IMPLEMENTASI KEBIJAKAN PENGARUSUTAMAAN GENDER DI BIDANG PENDIDIKAN (Studi tentang Upaya Peningkatan Peran Perempuan dalam Penyelenggaraan Pendidikan di Kabupaten Bantul)

Isu pengarusutamaan gender di Indonesia bergulir sejak Pemerintah meratifikasi konvensi penghapusan segala bentuk diskriminasi terhadap perempuan dalam Undang-Undang No. 7 tahun 1984. Kemudian pada tahun 2000, dengan dikeluarkannya Inpres No. 9 tahun 2000 tentang Pengarusutamaan Gender dalam Pembangunan Nasional, Pemerintah menginstruksikan kepada semua jajarannya untuk melaksanakan hal tersebut. Konsekuensi dari kebijakan tersebut berarti
bahwa pemerintah mempunyai kewajiban untuk mewujudkan kesetaraan dan keadilan gender di semua sektor, termasuk sektor pendidikan. Kebijakan Pengarusutamaan Gender ini bukan merupakan kebijakan yang hanya diimplementasikan dalam bentuk kegiatan atau program saja, namun juga dalam bentuk implementasi ide atau dengan merubah cara pandang dan cara pikir. Keterlibatan perempuan sebagai pengambil keputusan dalam penyelenggaraan pendidikan saat ini dipandang masih relatif kurang. Hal ini membawa dampak kurang terwakilinya perempuan dalam setiap pengambilan keputusan yang berkaitan dengan penyelenggaraan pendidikan sehingga apa yang menjadi keinginan dan aspirasinya
kurang dapat terwadahi, termasuk di dalamnya upaya untuk peningkatan pendidikan kaum perempuan. Masih kurangnya keterlibatan kaum perempuan dalam penyelenggaraan pendidikan dibanding laki-laki ini disebabkan salah satunya oleh diskriminasi gender. Konsep gender merupakan konstruksi sosio kultural. Pada prinsipnya gender merupakan interpretasi kultural atas perbedaan jenis kelamin. Konsep gender membedakan 2 jenis manusia berdasarkan kepantasannya. Dengan
kata lain manusia menciptakan ”kotak” untuk laki-laki dan ”kotak” untuk perempuan sesuai dengan pengalaman yang diperolehnya. Menurut konsep ini, keterlibatan perempuan dalam pembuatan
kebijakan dianggap tidak penting, karena perempuan dengan ”kodratnya” yang cenderung didominasi oleh emosi dianggap tidak mampu untuk membuat dan mengambil keputusan. Dengan peran perempuan yang masih relatif rendah dibanding laki-laki tersebut, maka kebijakan yang diambil kurang memperhatikan aspirasi perempuan atau dengan kata lain bisa terjadi bias gender dalam kebijakan yang diambil. Oleh karena itu, keterlibatan kaum perempuan dalam penyelenggaraan pendidikan merupakan kebutuhan yang harus diperhatikan dalam rangka menghilangkan kesenjangan
gender, karena keterlibatan perempuan dalam penyelenggaraan pendidikan akan menjadi dasar bagi terciptanya
kesempatan bagi perempuan dan akan mempunyai andil guna membuka peluang akses dan kontrol yang lebih besar.

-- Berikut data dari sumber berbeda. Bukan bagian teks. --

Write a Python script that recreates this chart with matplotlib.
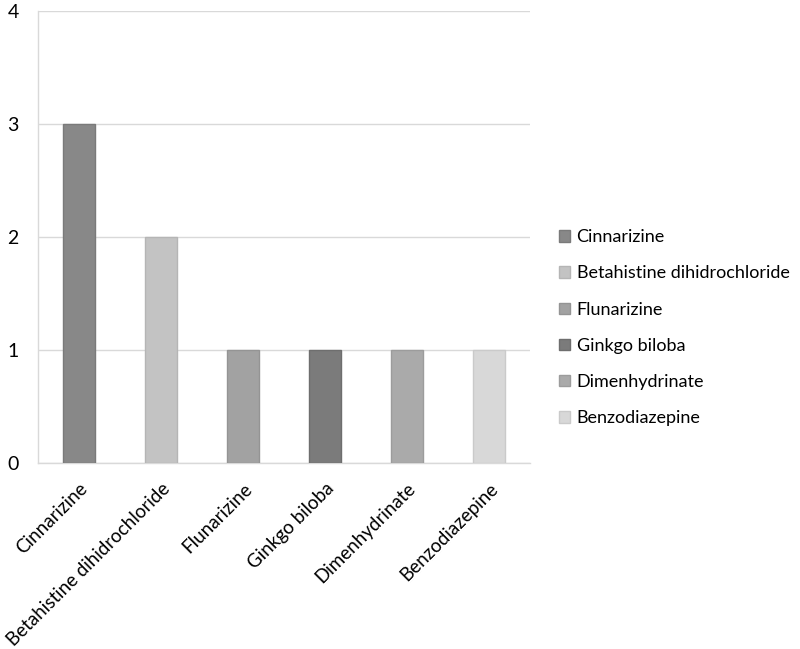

Pemerintah Kabupaten Bantul, sebagai pelaksana Pengarusutamaan Gender (PUG) telah berusaha melaksanakan Inpres No. 9 tahun 2000 tentang Pengarusutamaan Gender dalam Pembangunan Nasional, yaitu dengan menerbitkan Surat Edaran No. 411.4 / 6713 tentang Pengarusutamaan Gender, yang ditujukan kepada Kepala Badan/Dinas/Kantor/Bagian di lingkungan Pemerintah Kabupaten Bantul. Hal ini menunjukkan wujud keseriusan dalam upaya menjamin kesetaraan dan
keadilan gender di Kabupaten Bantul. Penelitian ini berusaha untuk melihat sejauh mana implementasi kebijakan pengarusutamaan gender di bidang pendidikan dalam rangka peningkatan peran perempuan dalam penyelenggaraan pendidikan, serta berusaha melihat faktor-faktor yang mempengaruhi proses implementasi kebijakan tersebut.